“Suede” is one of those words used to describe a group of different things that most people think of as all the same. Like “Africa,” or “blogger.” Suede generally refers to any leather that has a “nap” to it – that is, loose fibers that give the material a soft, velvety feel, and a deep color. There are three different ways such a finish is achieved.

Like most flat objects, an animal's hide has two sides. The side that faces out while the animal is alive is called the “grain side.” The other side, which faces the animal's flesh, is called the “flesh side”. The grain side has fine, short fibers that polish up to the smooth finish on a leather dress shoe. Suede uses other parts of the hide, where fibers are longer and less dense.

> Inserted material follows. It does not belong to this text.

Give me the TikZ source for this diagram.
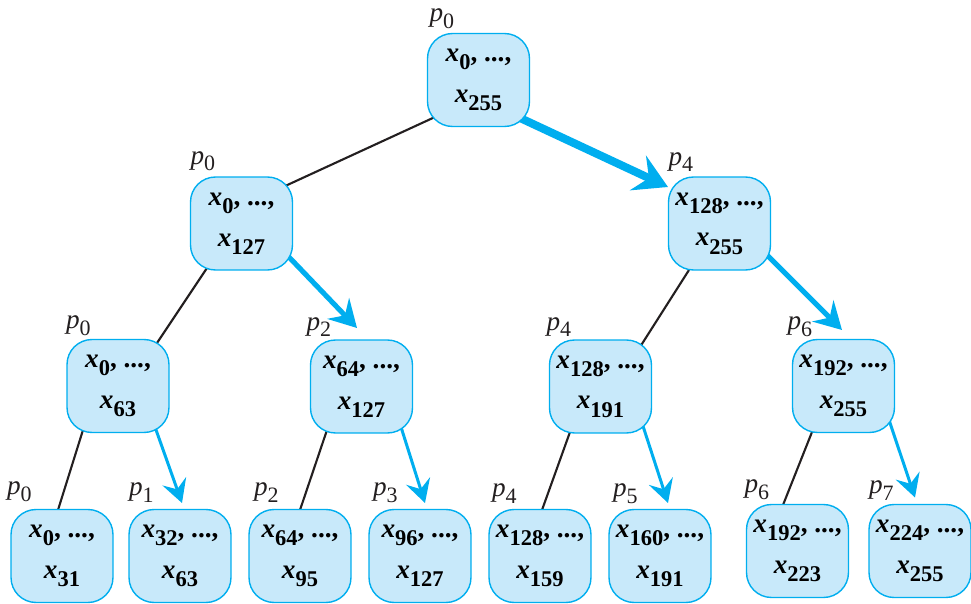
\documentclass[tikz,border=0pt]{standalone}
\usepackage{fontspec}
\setmainfont{Liberation Serif}
\usetikzlibrary{arrows.meta, calc, backgrounds}

\definecolor{boxblue}{RGB}{200,233,250}
\definecolor{cyanline}{RGB}{0,174,239}
\definecolor{darkline}{RGB}{35,31,32}

% x_i and p_i with large, lowered subscripts
\newcommand{\xs}[1]{\textit{x}\raisebox{-0.3em}{\fontsize{12.8}{12.8}\selectfont #1}}
\newcommand{\ps}[1]{\textit{p}\raisebox{-0.24em}{\fontsize{12.5}{12.5}\selectfont #1}}
\newcommand{\range}[2]{\xs{#1}, ...,\\\xs{#2}}

\begin{document}
\begin{tikzpicture}[
    x=0.02cm, y=0.02cm,
    % tree nodes
    box/.style={rectangle, draw=cyanline, line width=0.8pt, fill=boxblue,
                rounded corners=0.5cm, minimum width=2.04cm, minimum height=1.86cm,
                inner sep=0pt, align=center,
                font=\fontsize{15.5}{23.2}\selectfont\bfseries},
    % processor labels
    plab/.style={font=\fontsize{15.5}{18}\selectfont, text=darkline, inner sep=0pt},
    % black split lines
    link/.style={darkline, line width=1.2pt},
    % blue send arrows
    bigarrow/.style={cyanline, line width=4.6pt, shorten <=-0.15cm,
                     -{Stealth[length=0.66cm, width=0.76cm, inset=0.24cm]}},
    midarrow/.style={cyanline, line width=2.9pt, shorten <=-0.15cm,
                     -{Stealth[length=0.54cm, width=0.6cm, inset=0.19cm]}},
    smallarrow/.style={cyanline, line width=1.7pt, shorten <=-0.15cm,
                       -{Stealth[length=0.46cm, width=0.5cm, inset=0.17cm]}}
]
\useasboundingbox (0,0) rectangle (971,603);

%-------- LEVEL 0 --------
\node[box] (root) at (478.5,523) {\range{0}{255}};

%-------- LEVEL 1 --------
\node[box] (l1a) at (241.5,379.5) {\range{0}{127}};
\node[box] (l1b) at (719.5,379.5) {\range{128}{255}};

%-------- LEVEL 2 --------
\node[box] (l2a) at (118,217)     {\range{0}{63}};
\node[box] (l2b) at (361.5,216.5) {\range{64}{127}};
\node[box] (l2c) at (600.5,216.5) {\range{128}{191}};
\node[box] (l2d) at (843.5,217)   {\range{192}{255}};

%-------- LEVEL 3 --------
\node[box] (l3a) at (62,47)    {\range{0}{31}};
\node[box] (l3b) at (180,47)   {\range{32}{63}};
\node[box] (l3c) at (300,47)   {\range{64}{95}};
\node[box] (l3d) at (420,47)   {\range{96}{127}};
\node[box] (l3e) at (540,47)   {\range{128}{159}};
\node[box] (l3f) at (660,47)   {\range{160}{191}};
\node[box] (l3g) at (797.5,52) {\range{192}{223}};
\node[box] (l3h) at (920,52)   {\range{224}{255}};

%-------- PROCESSOR LABELS --------
\node[plab] (proot) at ($(root.north west)+(15,14)$) {\ps{0}};
\node[plab] (pl1a)  at ($(l1a.north west)+(13,15)$)  {\ps{0}};
\node[plab] (pl1b)  at ($(l1b.north west)+(13,14)$)  {\ps{4}};
\node[plab] (pl2a)  at ($(l2a.north west)+(12,13)$)  {\ps{0}};
\node[plab] (pl2b)  at ($(l2b.north west)+(9,12)$)   {\ps{2}};
\node[plab] (pl2c)  at ($(l2c.north west)+(10,12)$)  {\ps{4}};
\node[plab] (pl2d)  at ($(l2d.north west)+(8,12)$)   {\ps{6}};
\node[plab] (pl3a)  at ($(l3a.north west)+(9,17)$)   {\ps{0}};
\node[plab] (pl3b)  at ($(l3b.north west)+(13,16)$)  {\ps{1}};
\node[plab] (pl3c)  at ($(l3c.north west)+(18,16)$)  {\ps{2}};
\node[plab] (pl3d)  at ($(l3d.north west)+(17,16)$)  {\ps{3}};
\node[plab] (pl3e)  at ($(l3e.north west)+(16,15)$)  {\ps{4}};
\node[plab] (pl3f)  at ($(l3f.north west)+(17,15)$)  {\ps{5}};
\node[plab] (pl3g)  at ($(l3g.north west)+(11,14)$)  {\ps{6}};
\node[plab] (pl3h)  at ($(l3h.north west)+(13,13)$)  {\ps{7}};

\begin{scope}[on background layer]
%-------- LINES: kept half --------
\draw[link] ($(root.center)+(-43.5,-37)$)  -- ($(l1a.center)+(41.5,36.5)$);
\draw[link] ($(l1a.center)+(-34.5,-44.5)$) -- ($(l2a.center)+(39,43)$);
\draw[link] ($(l1b.center)+(-30.5,-46.5)$) -- ($(l2c.center)+(39.5,39.5)$);
\draw[link] ($(l2a.center)+(-35,-44)$)     -- ($(l3a.center)+(-4,46)$);
\draw[link] ($(l2b.center)+(-34.5,-43.5)$) -- ($(l3c.center)+(0,46)$);
\draw[link] ($(l2c.center)+(-30.5,-45.5)$) -- ($(l3e.center)+(2,46)$);
\draw[link] ($(l2d.center)+(-31.5,-46)$)   -- ($(l3g.center)+(-14.5,46)$);

%-------- ARROWS: sent half --------
\draw[bigarrow]   ($(root.center)+(39.5,-37)$)  -- ($(l1b.center)+(-51.5,36.5)$);
\draw[midarrow]   ($(l1a.center)+(45.5,-31.5)$) -- ($(l2b.center)+(-4.5,58.5)$);
\draw[midarrow]   ($(l1b.center)+(47.5,-31.5)$) -- ($(l2d.center)+(-1.5,56)$);
\draw[smallarrow] ($(l2a.center)+(37,-41)$)     -- ($(l3b.center)+(2,53)$);
\draw[smallarrow] ($(l2b.center)+(39.5,-40.5)$) -- ($(l3d.center)+(5,53)$);
\draw[smallarrow] ($(l2c.center)+(41.5,-36.5)$) -- ($(l3f.center)+(8,53)$);
\draw[smallarrow] ($(l2d.center)+(45.5,-34)$)   -- ($(l3h.center)+(-5,53.5)$);
\end{scope}

\end{tikzpicture}
\end{document}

Most suede is “split suede,” which you see below on a pair of Buttero sneakers. This means that it is made using a slice of the hide rather than the entire thing. Some hides might be split in two, with the grain side becoming “top grain” leather, and the flesh split becoming split suede. Other hides might be thick enough to be split in three, with the middle split also becoming split suede. Since split suede uses only a fraction of the total hide, it's thinner, more pliable, and also cheaper. However, it's also less durable. Since much of split suede will be using the middle of the hide, which has the longest, least dense fibers, the nap will generally be rougher.

Higher quality shoemakers usually use “reverse” leather instead of split suede. They use the entire hide, unsplit, but make the shoe with the flesh side facing out rather than the grain side. For instance, “reverse calf” would be the flesh side of calf leather, which you see on the Vass brogues above and the Heschung boots below. This produces a more durable shoe, usually with a finer nap.

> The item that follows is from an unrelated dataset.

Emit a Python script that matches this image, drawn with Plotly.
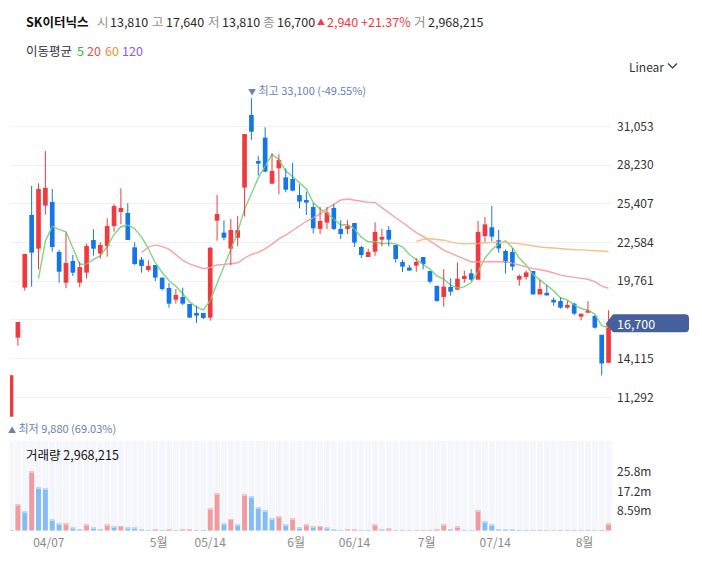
import numpy as np
import pandas as pd
import plotly.graph_objects as go

# ---------------- data ----------------
holidays = ["2024-04-10", "2024-05-01", "2024-05-06", "2024-05-15", "2024-06-06"]
dates = [d for d in pd.bdate_range("2024-03-29", "2024-08-06")
         if d.strftime("%Y-%m-%d") not in holidays]

opens = [9880, 15640, 19290, 24590, 22130, 25270, 25530, 21890, 19650, 21230,
         19650, 20380, 22760, 21770, 22330, 23780, 24810, 24730, 22230, 21330,
         20580, 20940, 20020, 19260, 18410, 18610, 18100, 17440, 17440, 17100,
         24170, 23300, 22130, 22930, 26580, 31880, 28520, 30230, 26870, 27990,
         27330, 27210, 26040, 25680, 25170, 23570, 24030, 25100, 23570, 23570,
         24000, 22250, 21520, 21910, 22790, 23490, 22400, 21160, 20750, 20890,
         21520, 20500, 19410, 18610, 19340, 19140, 19920, 20330, 19870, 23050,
         23690, 22740, 21960, 21890, 19870, 20060, 20500, 18790, 18910, 18400,
         18310, 17830, 18120, 17170, 17460, 17220, 15850, 13810]
highs = [12900, 16780, 21740, 26700, 26900, 29250, 26480, 22030, 23300, 21670,
         21180, 22500, 23540, 22590, 24340, 25390, 26530, 25440, 22590, 21520,
         21280, 20940, 20040, 19630, 19190, 19290, 18100, 17970, 17440, 22250,
         26040, 24200, 24290, 24510, 30490, 33100, 28910, 30980, 29080, 29010,
         27990, 28400, 26820, 26290, 25440, 25170, 25170, 25390, 24200, 24200,
         24000, 22330, 22130, 24050, 23570, 23780, 22400, 21330, 20940, 21430,
         21520, 20500, 19460, 20650, 19970, 21130, 20530, 20650, 24150, 24440,
         25240, 23490, 22060, 22160, 20260, 20550, 20500, 19850, 19480, 18570,
         18570, 18310, 18190, 17390, 18310, 17290, 15850, 17640]
lows = [9880, 15050, 19070, 19360, 20620, 24610, 21910, 19650, 19240, 20140,
        19310, 19940, 21620, 21400, 21550, 23370, 23910, 22760, 20940, 20380,
        20450, 19770, 19070, 17830, 18120, 18020, 17100, 16710, 17000, 16880,
        22710, 22740, 20920, 22300, 24470, 30060, 27460, 27700, 26870, 26090,
        26240, 26310, 25070, 24590, 23250, 23200, 23570, 23490, 22840, 23200,
        22250, 21450, 21520, 21620, 22300, 22300, 21110, 20420, 20530, 20450,
        20620, 19590, 18270, 17900, 18700, 19140, 19650, 19770, 19870, 22630,
        22670, 21840, 20310, 20550, 19430, 19870, 18790, 18790, 18720, 17970,
        17760, 17760, 17290, 16900, 17460, 16300, 12880, 13810]
closes = [12900, 16780, 21740, 21840, 26480, 26560, 22250, 20450, 21090, 20380,
          20790, 22330, 22130, 22400, 23780, 25240, 25100, 22760, 21010, 20870,
          20870, 20020, 19190, 18120, 18750, 18120, 17100, 17250, 17080, 22200,
          24660, 22930, 23490, 23480, 30490, 30660, 28330, 27750, 27800, 28600,
          26430, 26360, 25560, 25490, 23610, 24150, 24760, 23570, 23200, 23780,
          22570, 21670, 21890, 23350, 22980, 22790, 21380, 20820, 20530, 21160,
          21010, 19720, 18310, 19360, 18990, 19940, 20140, 19870, 23350, 23900,
          23010, 22150, 21110, 20820, 20140, 20400, 18790, 19190, 18720, 18210,
          17830, 18020, 17390, 17390, 17630, 16370, 13760, 16700]
volumes = [150000, 11300000, 8300000, 25770000, 18900000, 18600000, 4700000, 3300000, 3350000, 1200000,
           700000, 2500000, 1600000, 700000, 2500000, 2000000, 2050000, 1600000, 1550000, 700000,
           300000, 350000, 300000, 700000, 300000, 350000, 400000, 300000, 100000, 9500000,
           16400000, 3300000, 5100000, 2500000, 16000000, 15100000, 10300000, 9000000, 5500000, 6000000,
           2900000, 5500000, 1600000, 2500000, 2000000, 2050000, 1200000, 700000, 300000, 350000,
           700000, 300000, 150000, 2500000, 700000, 750000, 300000, 150000, 100000, 100000,
           100000, 300000, 350000, 2800000, 700000, 2000000, 150000, 100000, 9000000, 3900000,
           2500000, 700000, 650000, 600000, 300000, 150000, 300000, 150000, 100000, 100000,
           120000, 100000, 120000, 100000, 120000, 100000, 300000, 2968215]

tick_dates = ["2024-04-07", "2024-05-01", "2024-05-14", "2024-06-01",
              "2024-06-14", "2024-07-01", "2024-07-14", "2024-08-01"]
tick_text = ["04/07", "5월", "05/14", "6월", "06/14", "7월", "07/14", "8월"]
price_ticks = [11292, 14115, 16938, 19761, 22584, 25407, 28230, 31053]
vol_ticks = [8590000, 17180000, 25770000]
vol_tick_text = ["8.59m", "17.2m", "25.8m"]
ma_periods = [5, 20, 60, 120]
ma_colors = ["#80d680", "#f7a4a4", "#f7bf8a", "#b9a3f5"]

# ---------------- styling / layout constants ----------------
W, H = 702, 576
PL, PR = 10, 612
FONT = "Noto Sans CJK KR"
RED, BLUE = "#ef3a3f", "#1476e8"
VRED, VBLUE = "#f29b9f", "#84bcf4"
VRED_CAP, VBLUE_CAP = "#f7c3c5", "#bcdbfa"
GRAY, DARK = "#8f8f8f", "#2b2b2b"
TAG = "#46609b"
MARK = "#6c80b6"


def fx(px):
    return (px - PL) / (PR - PL)


def fy(py):
    return 1 - py / H


n = len(closes)
idx = list(range(n))

# direction of each candle
up = []
for i in range(n):
    if closes[i] > opens[i]:
        up.append(True)
    elif closes[i] < opens[i]:
        up.append(False)
    else:
        up.append(i == 0 or closes[i] >= closes[i - 1])

# price y-axis mapping (pixel rows of the main panel)
MAIN_TOP, MAIN_BOT = 82, 436
px_per_won = (397.3 - 126.3) / (31053 - 11292)
y_hi = 31053 + (126.3 - MAIN_TOP) / px_per_won
y_lo = 31053 - (MAIN_BOT - 126.3) / px_per_won
VOL_TOP, VOL_BOT = 441, 530.7
won_per_px_vol = 8590000 / 19.7
vol_max = (VOL_BOT - VOL_TOP) * won_per_px_vol
min_body = 1.0 / px_per_won

fig = go.Figure()

# volume background stripes
fig.add_trace(go.Bar(x=idx, y=[vol_max] * n, width=0.86, marker=dict(color="#f4f6fb", line=dict(width=0)),
                     yaxis="y2", hoverinfo="skip"))
# volume bars: colour by volume change vs previous day
vcol, vcap = [], []
for i in range(n):
    vup = i > 0 and volumes[i] >= volumes[i - 1]
    vcol.append(VRED if vup else VBLUE)
    vcap.append(VRED_CAP if vup else VBLUE_CAP)
fig.add_trace(go.Bar(x=idx, y=volumes, width=0.72, marker=dict(color=vcol, line=dict(width=0)),
                     yaxis="y2", hoverinfo="skip"))
cap = [min(v, won_per_px_vol) for v in volumes]
fig.add_trace(go.Bar(x=idx, y=cap, base=[v - c for v, c in zip(volumes, cap)], width=0.72,
                     marker=dict(color=vcap, line=dict(width=0)), yaxis="y2", hoverinfo="skip"))

# moving averages
cs = pd.Series(closes, dtype=float)
for p, col in zip(ma_periods, ma_colors):
    ma = cs.rolling(p).mean()
    fig.add_trace(go.Scatter(x=idx, y=ma, mode="lines", line=dict(color=col, width=1.4),
                             hoverinfo="skip", connectgaps=False))

# wicks
for flag, col in ((True, RED), (False, BLUE)):
    xs, ys = [], []
    for i in range(n):
        if up[i] == flag:
            xs += [i, i, None]
            ys += [lows[i], highs[i], None]
    fig.add_trace(go.Scatter(x=xs, y=ys, mode="lines", line=dict(color=col, width=1), hoverinfo="skip"))

# bodies
base = [min(o, c) for o, c in zip(opens, closes)]
hgt = [max(abs(c - o), min_body) for o, c in zip(opens, closes)]
fig.add_trace(go.Bar(x=idx, y=hgt, base=base, width=0.68,
                     marker=dict(color=[RED if u else BLUE for u in up], line=dict(width=0)),
                     hoverinfo="skip"))


def date_pos(ds, month_start):
    d = pd.Timestamp(ds)
    i = next(k for k, t in enumerate(dates) if t >= d)
    if month_start or dates[i] != d:
        return i - 0.5
    return i


tick_pos = [date_pos(d, t.endswith("월")) for d, t in zip(tick_dates, tick_text)]

fig.update_layout(
    width=W, height=H, margin=dict(l=PL, r=W - PR, t=0, b=0),
    paper_bgcolor="white", plot_bgcolor="white",
    showlegend=False, hovermode=False, barmode="overlay",
    font=dict(family=FONT, color=DARK, size=12),
    xaxis=dict(domain=[0, 1], range=[-0.15, 87.5], anchor="y2", showgrid=False, zeroline=False,
               showline=False, ticks="", tickvals=tick_pos, ticktext=tick_text, ticklabelstandoff=3,
               tickfont=dict(size=12, color="#8a8a8a"), automargin=False),
    yaxis=dict(domain=[fy(MAIN_BOT), fy(MAIN_TOP)], range=[y_lo, y_hi], anchor="x", side="right",
               showgrid=True, gridcolor="#f0f1f4", gridwidth=1, zeroline=False, showline=False,
               ticks="", tickvals=price_ticks, ticklabelstandoff=4,
               ticktext=["" if v == 16938 else f"{v:,}" for v in price_ticks],
               tickfont=dict(size=12, color="#333333"), automargin=False),
    yaxis2=dict(domain=[fy(VOL_BOT), fy(VOL_TOP)], range=[0, vol_max], anchor="x", side="right",
                showgrid=False, zeroline=False, showline=False, ticks="", ticklabelstandoff=4,
                tickvals=vol_ticks, ticktext=vol_tick_text,
                tickfont=dict(size=12, color="#333333"), automargin=False),
)

# last-price tag
last = closes[-1]
fig.add_shape(type="path", xref="paper", yref="y", xsizemode="pixel", ysizemode="pixel",
              xanchor=1, yanchor=last,
              path="M -6,0 L 1,9 L 73,9 Q 77,9 77,5 L 77,-5 Q 77,-9 73,-9 L 1,-9 Z",
              fillcolor=TAG, line=dict(width=0), layer="above")
fig.add_annotation(x=1, xref="paper", y=last, yref="y", xanchor="left", yanchor="middle",
                   xshift=3, text=f"{last:,}", showarrow=False, font=dict(size=12.5, color="white"))

# highest / lowest markers
imax = int(np.argmax(highs))
imin = int(np.argmin(lows))
hmax, lmin = highs[imax], lows[imin]
fig.add_annotation(x=imax, y=hmax, xref="x", yref="y", xanchor="left", yanchor="bottom",
                   xshift=-5, yshift=-2, showarrow=False,
                   text=f"<span style='font-size:8px'>▼</span> 최고 {hmax:,} ({(last / hmax - 1) * 100:.2f}%)",
                   font=dict(size=11, color=MARK))
fig.add_annotation(x=imin, y=lmin, xref="x", yref="y", xanchor="left", yanchor="top",
                   xshift=-5, yshift=-1, showarrow=False,
                   text=f"<span style='font-size:8px'>▲</span> 최저 {lmin:,} ({(last / lmin - 1) * 100:.2f}%)",
                   font=dict(size=11, color=MARK))

# header
o, h, l, c = opens[-1], highs[-1], lows[-1], closes[-1]
chg = c - closes[-2]
pct = chg / closes[-2] * 100
header = [
    (24.5, "<b>SK이터닉스</b>", "#111111", 12.5),
    (96, "시", GRAY, 12.5), (109, f"{o:,}", DARK, 12.5),
    (151, "고", GRAY, 12.5), (165, f"{h:,}", DARK, 12.5),
    (207, "저", GRAY, 12.5), (221, f"{l:,}", DARK, 12.5),
    (262, "종", GRAY, 12.5), (276, f"{c:,}", DARK, 12.5),
    (316, "▲", RED, 8), (326, f"{chg:,}", RED, 12.5), (360, f"+{pct:.2f}%", RED, 12.5),
    (413, "거", GRAY, 12.5), (427, f"{volumes[-1]:,}", DARK, 12.5),
]
for xp, t, col, sz in header:
    fig.add_annotation(x=fx(xp), y=fy(22), xref="paper", yref="paper", xanchor="left", yanchor="middle",
                       text=t, showarrow=False, font=dict(size=sz, color=col), borderpad=0)

ma_line = [(24.5, "이동평균", "#333333")] + list(zip([76, 86, 104, 121], [str(p) for p in ma_periods],
                                                    ["#35b535", "#f24b4b", "#f5922a", "#8a5cf6"]))
for xp, t, col in ma_line:
    fig.add_annotation(x=fx(xp), y=fy(50), xref="paper", yref="paper", xanchor="left", yanchor="middle",
                       text=t, showarrow=False, font=dict(size=12.5, color=col), borderpad=0)

# Linear selector
fig.add_annotation(x=fx(628), y=fy(66), xref="paper", yref="paper", xanchor="left", yanchor="middle",
                   text="Linear", showarrow=False, font=dict(size=12, color="#333333"), borderpad=0)
fig.add_shape(type="path", xref="paper", yref="paper",
              path=f"M {fx(668)},{fy(63.5)} L {fx(672.5)},{fy(68)} L {fx(677)},{fy(63.5)}",
              line=dict(color="#333333", width=1.2), layer="above")

# volume label
fig.add_annotation(x=fx(24.5), y=fy(454), xref="paper", yref="paper", xanchor="left", yanchor="middle",
                   text=f"거래량 {volumes[-1]:,}", showarrow=False, font=dict(size=12.5, color="#111111"),
                   borderpad=0)

fig.write_html("out.html")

Finally, “nubuck” uses the grain side, but sanded down. Since the grain side has shorter, denser fibers, the finish is very fine, almost like a freshly sanded piece of wood. It especially suits a suede shoe that's intended to be dressier. 

These are generalizations; the softness and fineness of the nap will also depend on how the hide is tanned and buffed. But knowing the different types of suede will help you understand which one suits each shoe style best.